With about 25 million people visiting the country annually, tourism accounts for about 18 percent of Greece's economic output and employs a fifth of its workforce. Summer is its peak tourist season.

Union officials complained that employers in large hotels are forcing workers to sign contracts with extremely low wages and exhausting working hours. One-day contracts are also becoming a common practice in the sector. 

"They are only thinking of profit, not the workers, not anyone. They see them as objects that they can exploit in order to make more money,” Sofia Fotiadiou, a former hotel worker who was laid off, said to Reuters. “They don't care about how people will survive and be able to support their families."

Some tourists sympathized with the workers while others said the strike in the middle of the tourist season would tarnish the Mediterranean country’s image. 

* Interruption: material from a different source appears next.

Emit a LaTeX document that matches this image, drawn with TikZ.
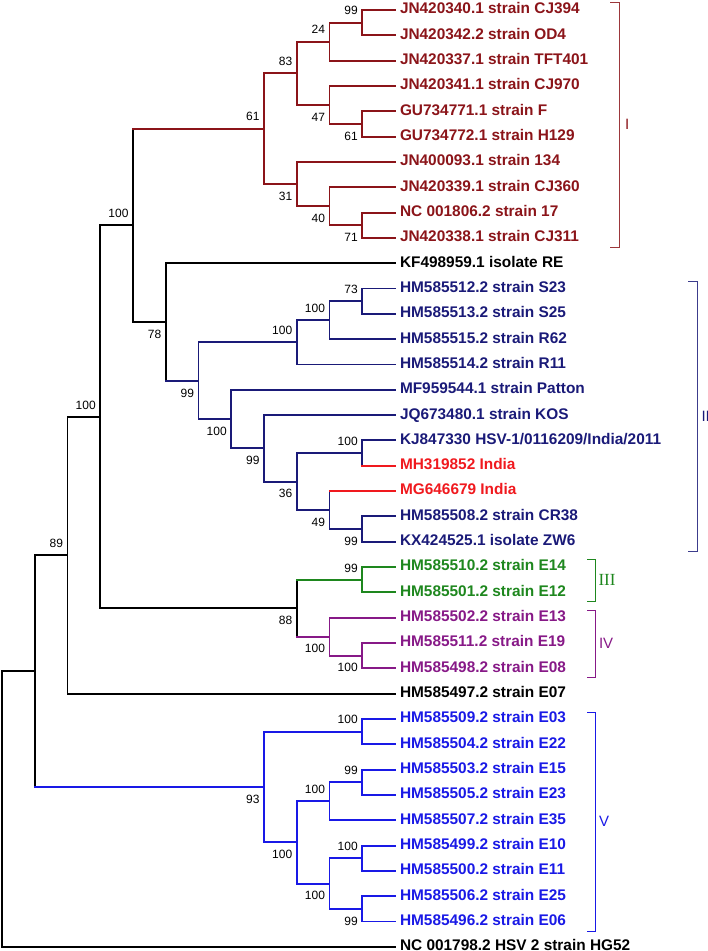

Protests and strikes by unions to protect labor rights have been frequent in Greece, but turnout in recent protests has been low due to despair and fatigue after seven years of austerity.

Greece, which has signed up to three bailouts with the European Union and the International Monetary Fund since 2010, faces pressure from its international lenders who demand more reforms in return for new loans.

The Coalition of the Radical Left, Syriza, government was first elected in 2015 on a mandate to increase wages and protect labor rights. Critics to the left of Syriza, however, believe the government is not doing enough to curb austerity and neoliberal reforms.

The jobless rate in Greece remains the highest in the eurozone at 21.7 percent.